Lebih jauh Abdul Jamil menyampaikan bahwa Baha’i memiliki 12 asas yang meliputi: Keesaan Tuhan, kesatuan agama, persatuan umat manusia, persamaan hak antara perempuan dan laki-laki, penghapusan prasangka buruk, perdamaian dunia, kesesuaian agama dan ilmu pengetahuan, mencari kebenaran secara bebas, keperluan pendidikan universal, keperluan bahasa persatuan sedunia, tidak boleh campur tangan dalam politik, penghapusan kemiskinan dan kekayaan yang berlebihan.
“Agama Baha’i juga memiliki peribadatan seperti puasa, sembahyang, dan doa. Barangkali inilah yang sering disebut menyamai Islam. Ritual tersebut, meski memiliki persamaan, tapi dalam beberapa hal berbeda. Meski ada kemiripan dengan Islam, seharusnya tidak menjadi masalah, bukankah banyak agama yang juga memiliki kesamaan, antara satu dengan lainnya?”, ujar Abdul Jamil.
Masih menurut Abdul Jamil, banyak agama yang memiliki kemiripan satu dengan lainnya. Kristen, Yahudi, dan Islam, memiliki beberapa persamaan dalam ajarannya, karena ketiganya merupakan kesinambungan agama Ibrahim.
Agama Kristen Koptik di Mesir, dalam beberapa hal juga menyerupai kaum Muslimin, menggunakan simbol-simbol yang biasa dipakai Muslim.
Atas dasar pemikiran tersebut, lanjut Abdul Jamil, ucapan dari Menag memberikan ucapan selamat merayakan hari raya Nawruz kepada komunitas Baha’i, tidak berbeda dengan ucapan kepada pemeluk agama lain, seperti Kristen, Katolik, Hindu, Buddha, Khonghucu. Hal ini lazim dilakukan oleh seorang Menteri Agama.

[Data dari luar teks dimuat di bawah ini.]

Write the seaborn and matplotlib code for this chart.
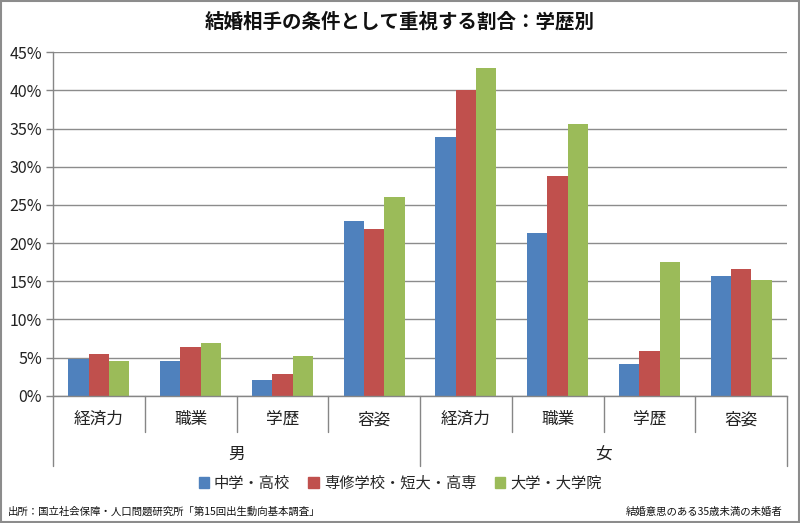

Apakah Agama Baha’i Diakui?
Semua agama yang ada di Indonesia dijamin dan dilindungi negara. Dalam UUD 45 Pasal 28 E ayat (1) disebutkan bahwa setiap orang bebas memeluk agama dan beribadat menurut agamanya. Dalam Pasal 28 I Ayat (2), juga diakui bahwa hak untuk beragama merupakan hak asasi manusia. Selanjutnya, dalam Pasal 29 Ayat (2) ditegaskan, bahwa negara menjamin kemerdekaan tiap-tiap penduduk untuk memeluk agama. Pasal-pasal tersebut sangat jelas menjamin hak dan kebebasan beragama setiap warga negara.
Dalam penjelasan Pasal 1 UU No.1 PNPS Tahun 1965, disebutkan bahwa agama-agama yang dipeluk masyarakat Indonesia adalah Islam, Kristen, Katolik, Hindu, Buddha, dan Khonghucu, semua mendapatkan perlindungan dan bantuan pemerintah. Selanjutnya, dalam penjelasan Pasal 1 UU tersebut juga dijelaskan, agama di luar yang 6 agama di atas, tetap mendapat jaminan negara dan dibiarkan adanya, selagi tidak menyalahi peraturan perundang-undangan.
Dalam konstitusi UUD 45, tidak dikenal istilah agama diakui dan agama tidak diakui. Istilah agama diakui, terdapat dalam UU No 23 Tahun 2006 tentang Adminduk, namun demikian, Pasal 61 dan 64 UU Adminduk pernah dijudicial review di Mahkamah Konstitusi (MK).
Dalam keputusannya, MK menyatakan kedua Pasal tersebut bertentangan dengan Konstitusi yang menjamin kebebasan beragama. Kedua Pasal tersebut dinilai mendiskriminasi penganut agama dan kepercayaan tertentu.
Dengan demikian, sesuai konstitusi dan peraturan perundangan di atas, agama Baha’i, termasuk agama-agama lainnya seperti Sikh, Tao, Yahudi, Aluktodolo, Merapu, Sunda Wiwitan, dan lainnya, berhak hidup di Indonesia. Negara harus menghormati, melindungi, dan melayani dengan menjamin terpenuhinya pelayanan hak-hak sipil mereka. (*).